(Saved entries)
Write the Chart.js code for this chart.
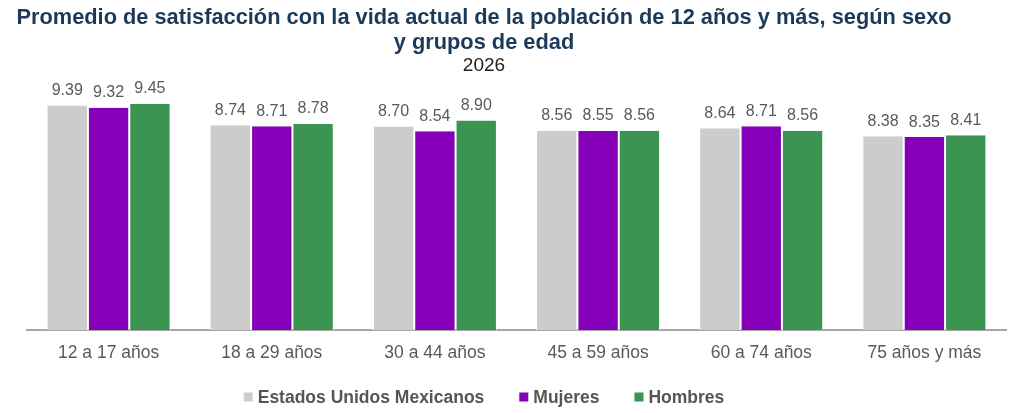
<!DOCTYPE html>
<html>
<head>
<meta charset="utf-8">
<script src="https://cdn.jsdelivr.net/npm/chart.js@4"></script>
<style>
  html, body { margin: 0; padding: 0; background: #fff; }
  #wrap { width: 1024px; height: 413px; }
</style>
</head>
<body>
<div id="wrap"><canvas id="grafica"></canvas></div>
<script>
var grupos = ['12 a 17 años', '18 a 29 años', '30 a 44 años', '45 a 59 años', '60 a 74 años', '75 años y más'];
var nacional = [9.39, 8.74, 8.70, 8.56, 8.64, 8.38];
var mujeres = [9.32, 8.71, 8.54, 8.55, 8.71, 8.35];
var hombres = [9.45, 8.78, 8.90, 8.56, 8.56, 8.41];

var titulo = ['Promedio de satisfacción con la vida actual de la población de 12 años y más, según sexo', 'y grupos de edad'];
var subtitulo = '2026';

var fuente = '"Liberation Sans", Arial, sans-serif';
var centro = 484;

// titulo centrado como en la lamina original
var encabezado = {
    id: 'encabezado',
    afterDraw: function (chart) {
        var ctx = chart.ctx;
        ctx.save();
        ctx.textAlign = 'center';
        ctx.textBaseline = 'middle';
        ctx.fillStyle = '#1b3a5a';
        ctx.font = 'bold 21.8px ' + fuente;
        ctx.fillText(titulo[0], centro, 18);
        ctx.fillText(titulo[1], centro, 43);
        ctx.fillStyle = '#222222';
        ctx.font = '19px ' + fuente;
        ctx.fillText(subtitulo, centro, 66);
        ctx.restore();
    }
};

// leyenda inferior dibujada a mano
var leyenda = {
    id: 'leyenda',
    afterDraw: function (chart) {
        var ctx = chart.ctx;
        var sets = chart.data.datasets;
        ctx.save();
        ctx.font = 'bold 17.5px ' + fuente;
        ctx.textBaseline = 'middle';
        ctx.textAlign = 'left';
        var caja = 9, sep = 5, hueco = 35, y = 397;
        var anchos = sets.map(function (ds) { return ctx.measureText(ds.label).width; });
        var total = 0;
        anchos.forEach(function (w, i) { total += caja + sep + w + (i > 0 ? hueco : 0); });
        var x = centro - total / 2;
        sets.forEach(function (ds, i) {
            ctx.fillStyle = ds.backgroundColor;
            ctx.fillRect(x, y - caja / 2, caja, caja);
            ctx.fillStyle = '#555555';
            ctx.fillText(ds.label, x + caja + sep, y + 1);
            x += caja + sep + anchos[i] + hueco;
        });
        ctx.restore();
    }
};

// etiquetas de valor sobre cada barra
var etiquetas = {
    id: 'etiquetas',
    afterDatasetsDraw: function (chart) {
        var ctx = chart.ctx;
        ctx.save();
        ctx.font = '16px ' + fuente;
        ctx.fillStyle = '#595959';
        ctx.textAlign = 'center';
        ctx.textBaseline = 'middle';
        chart.data.datasets.forEach(function (ds, i) {
            chart.getDatasetMeta(i).data.forEach(function (bar, j) {
                ctx.fillText(ds.data[j].toFixed(2), bar.x, bar.y - 15);
            });
        });
        ctx.restore();
    }
};

var ctx = document.getElementById('grafica').getContext('2d');
var grafica = new Chart(ctx, {
    type: 'bar',
    data: {
        labels: grupos,
        datasets: [{
            label: 'Estados Unidos Mexicanos',
            data: nacional,
            backgroundColor: '#cccccc',
            borderColor: '#ffffff',
            borderWidth: { left: 1, right: 1 }
        }, {
            label: 'Mujeres',
            data: mujeres,
            backgroundColor: '#8500b8',
            borderColor: '#ffffff',
            borderWidth: { left: 1, right: 1 }
        }, {
            label: 'Hombres',
            data: hombres,
            backgroundColor: '#3b9452',
            borderColor: '#ffffff',
            borderWidth: { left: 1, right: 1 }
        }]
    },
    options: {
        responsive: true,
        maintainAspectRatio: false,
        animation: false,
        layout: { padding: { left: 27, right: 18, top: 87, bottom: 36 } },
        datasets: { bar: { categoryPercentage: 0.76, barPercentage: 1 } },
        scales: {
            x: {
                grid: { display: false, drawTicks: false },
                border: { display: true, color: '#a6a6a6', width: 2 },
                ticks: {
                    color: '#595959',
                    font: { family: fuente, size: 17.5 },
                    padding: 13
                }
            },
            y: {
                display: false,
                min: 2,
                max: 10
            }
        },
        plugins: {
            legend: { display: false },
            tooltip: { enabled: false }
        }
    },
    plugins: [encabezado, etiquetas, leyenda]
});
</script>
</body>
</html>
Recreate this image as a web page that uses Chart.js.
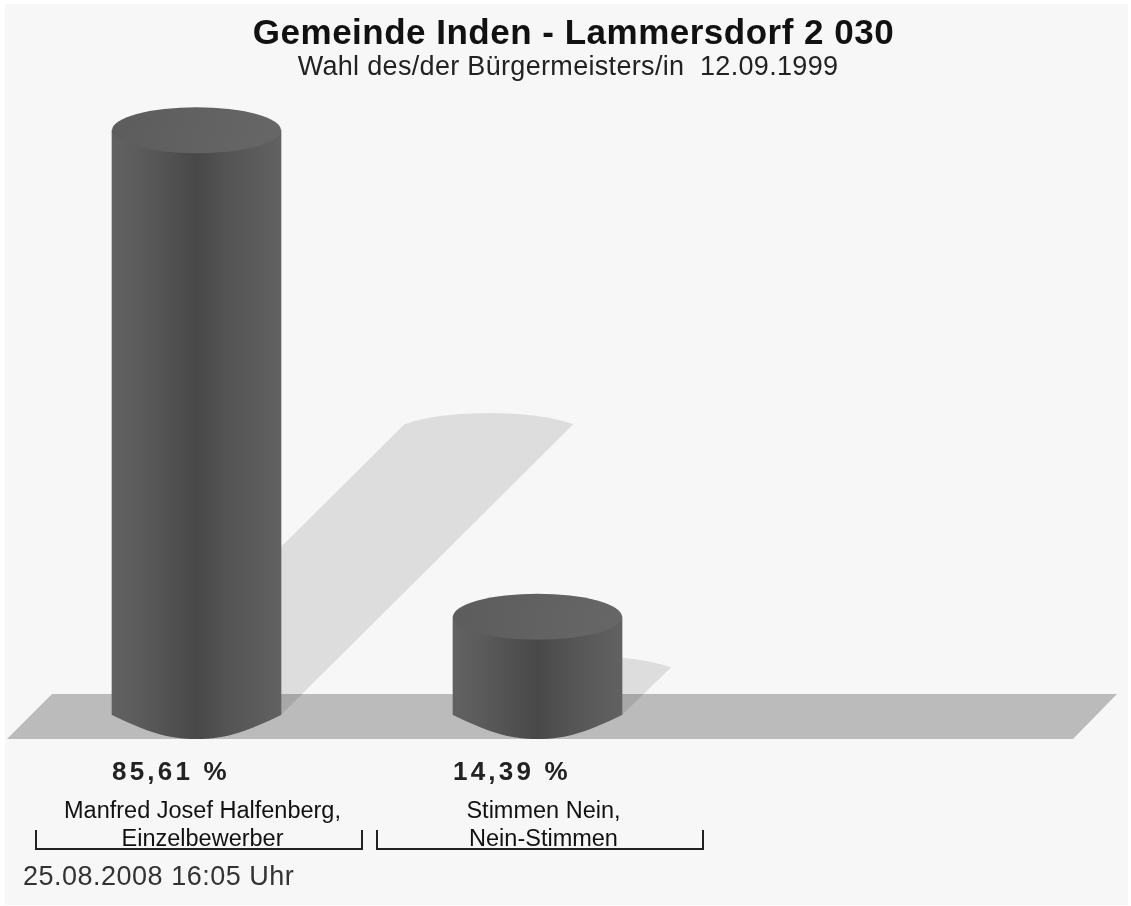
<!DOCTYPE html>
<html>
<head>
<meta charset="utf-8">
<title>Gemeinde Inden - Lammersdorf</title>
<script src="https://cdn.jsdelivr.net/npm/chart.js@4/dist/chart.umd.min.js"></script>
<style>
  html, body { margin: 0; padding: 0; background: #fff; }
  #wrap { position: absolute; left: 0; top: 0; width: 1131px; height: 906px; }
</style>
</head>
<body>
<div id="wrap"><canvas id="myChart"></canvas></div>
<script>
const categories = [['Manfred Josef Halfenberg,', 'Einzelbewerber'], ['Stimmen Nein,', 'Nein-Stimmen']];
const percentValues = [85.61, 14.39];
const chartTitle = 'Gemeinde Inden - Lammersdorf 2 030';
const chartSubtitle = 'Wahl des/der Bürgermeisters/in  12.09.1999';
const footerText = '25.08.2008 16:05 Uhr';

const FONT = '"Liberation Sans", Arial, sans-serif';

function sideGradient(ctx, left, right) {
  const g = ctx.createLinearGradient(left, 0, right, 0);
  g.addColorStop(0, '#616161');
  g.addColorStop(0.15, '#5c5c5c');
  g.addColorStop(0.5, '#484848');
  g.addColorStop(0.7, '#555555');
  g.addColorStop(1, '#616161');
  return g;
}

function text(ctx, str, x, y, font, color, align, spacing) {
  ctx.font = font;
  ctx.fillStyle = color;
  ctx.textAlign = align;
  ctx.textBaseline = 'middle';
  ctx.letterSpacing = spacing || '0px';
  ctx.fillText(str, x, y);
  ctx.letterSpacing = '0px';
}

// floor, shadows and the page texts go under the bars, caps on top of them
const cylinderPlugin = {
  id: 'cylinders',
  beforeDraw(chart) {
    const ctx = chart.ctx;
    ctx.save();
    ctx.fillStyle = '#f7f7f7';
    ctx.fillRect(5, 4, 1123, 901);
    text(ctx, chartTitle, 573.5, 34, 'bold 35px ' + FONT, '#111', 'center', '0.5px');
    text(ctx, chartSubtitle, 568, 68, '27px ' + FONT, '#222', 'center', '0.32px');
    text(ctx, footerText, 23, 878, '27px ' + FONT, '#333', 'left', '0.5px');
    ctx.restore();
  },
  beforeDatasetsDraw(chart) {
    const ctx = chart.ctx;
    const base = chart.scales.y.getPixelForValue(0);
    ctx.save();
    ctx.fillStyle = '#bbbbbb';
    ctx.beginPath();
    ctx.moveTo(7, base + 24);
    ctx.lineTo(52, base - 21);
    ctx.lineTo(1117, base - 21);
    ctx.lineTo(1073, base + 24);
    ctx.closePath();
    ctx.fill();
    // shadow falls back at 45 degrees, half as long as the bar
    ctx.fillStyle = 'rgba(0,0,0,0.1)';
    chart.getDatasetMeta(0).data.forEach((bar) => {
      const rx = bar.width / 2;
      const h = (bar.base - bar.y) / 2;
      const tipY = bar.base - h + 1.5;
      ctx.beginPath();
      ctx.moveTo(bar.x - rx, bar.base);
      ctx.lineTo(bar.x - rx + h, tipY);
      ctx.bezierCurveTo(bar.x - rx / 2 + h, tipY - 14.7, bar.x + rx / 2 + h, tipY - 14.7, bar.x + rx + h, tipY);
      ctx.lineTo(bar.x + rx, bar.base);
      ctx.closePath();
      ctx.fill();
    });
    ctx.restore();
  },
  afterDatasetsDraw(chart) {
    const ctx = chart.ctx;
    ctx.save();
    chart.getDatasetMeta(0).data.forEach((bar, i) => {
      const rx = bar.width / 2;
      const left = bar.x - rx;
      const right = bar.x + rx;
      const w = bar.width;
      // rounded foot
      ctx.fillStyle = sideGradient(ctx, left, right);
      ctx.beginPath();
      ctx.moveTo(left, bar.base - 1);
      ctx.lineTo(left, bar.base);
      ctx.bezierCurveTo(left + 0.2 * w, bar.base + 16, left + 0.32 * w, bar.base + 24, bar.x, bar.base + 24);
      ctx.bezierCurveTo(right - 0.32 * w, bar.base + 24, right - 0.2 * w, bar.base + 16, right, bar.base);
      ctx.lineTo(right, bar.base - 1);
      ctx.closePath();
      ctx.fill();
      // top face
      const top = ctx.createLinearGradient(left, bar.y - 22, right, bar.y + 22);
      top.addColorStop(0, '#5c5c5c');
      top.addColorStop(1, '#676767');
      ctx.fillStyle = top;
      ctx.beginPath();
      ctx.ellipse(bar.x, bar.y, rx, 23, 0, 0, 2 * Math.PI);
      ctx.fill();
      // percent label, left aligned with the bar
      const label = percentValues[i].toFixed(2).replace('.', ',') + ' %';
      text(ctx, label, left, 773, 'bold 26px ' + FONT, '#222', 'left', '3.2px');
      // bracket under the category
      const cx = bar.x + 2.5;
      ctx.strokeStyle = '#222';
      ctx.lineWidth = 2;
      ctx.beginPath();
      ctx.moveTo(cx - 163, 830);
      ctx.lineTo(cx - 163, 849);
      ctx.lineTo(cx + 163, 849);
      ctx.lineTo(cx + 163, 830);
      ctx.stroke();
    });
    ctx.restore();
  }
};

const myChart = new Chart(document.getElementById('myChart').getContext('2d'), {
  type: 'bar',
  data: {
    labels: categories,
    datasets: [{
      data: percentValues,
      barThickness: 169,
      borderWidth: 0,
      backgroundColor: function(context) {
        const x = context.chart.scales.x.getPixelForValue(context.dataIndex);
        if (!isFinite(x)) return '#555555';
        return sideGradient(context.chart.ctx, x - 84.5, x + 84.5);
      }
    }]
  },
  options: {
    responsive: true,
    maintainAspectRatio: false,
    animation: false,
    layout: { padding: { left: 26, right: 423, top: 32, bottom: 0 } },
    plugins: { legend: { display: false }, tooltip: { enabled: false }, title: { display: false } },
    scales: {
      x: {
        grid: { display: false },
        border: { display: false },
        afterFit: function(scale) {
          scale.height = 191;
          // long labels must not push the bars inwards
          scale.paddingLeft = 0;
          scale.paddingRight = 0;
        },
        ticks: {
          padding: 75,
          labelOffset: 6,
          maxRotation: 0,
          autoSkip: false,
          color: '#111',
          font: { family: FONT, size: 23.5, lineHeight: '28px' }
        }
      },
      y: { display: false, min: 0, max: 100 }
    }
  },
  plugins: [cylinderPlugin]
});
</script>
</body>
</html>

*Direction*. Stop after the line containing "var subtitulo = '2026';": copy the records exactly from the first line up to there, leaving pictures out.

*Written response*.
Write the Chart.js code for this chart.
<!DOCTYPE html>
<html>
<head>
<meta charset="utf-8">
<script src="https://cdn.jsdelivr.net/npm/chart.js@4"></script>
<style>
  html, body { margin: 0; padding: 0; background: #fff; }
  #wrap { width: 1024px; height: 413px; }
</style>
</head>
<body>
<div id="wrap"><canvas id="grafica"></canvas></div>
<script>
var grupos = ['12 a 17 años', '18 a 29 años', '30 a 44 años', '45 a 59 años', '60 a 74 años', '75 años y más'];
var nacional = [9.39, 8.74, 8.70, 8.56, 8.64, 8.38];
var mujeres = [9.32, 8.71, 8.54, 8.55, 8.71, 8.35];
var hombres = [9.45, 8.78, 8.90, 8.56, 8.56, 8.41];

var titulo = ['Promedio de satisfacción con la vida actual de la población de 12 años y más, según sexo', 'y grupos de edad'];
var subtitulo = '2026';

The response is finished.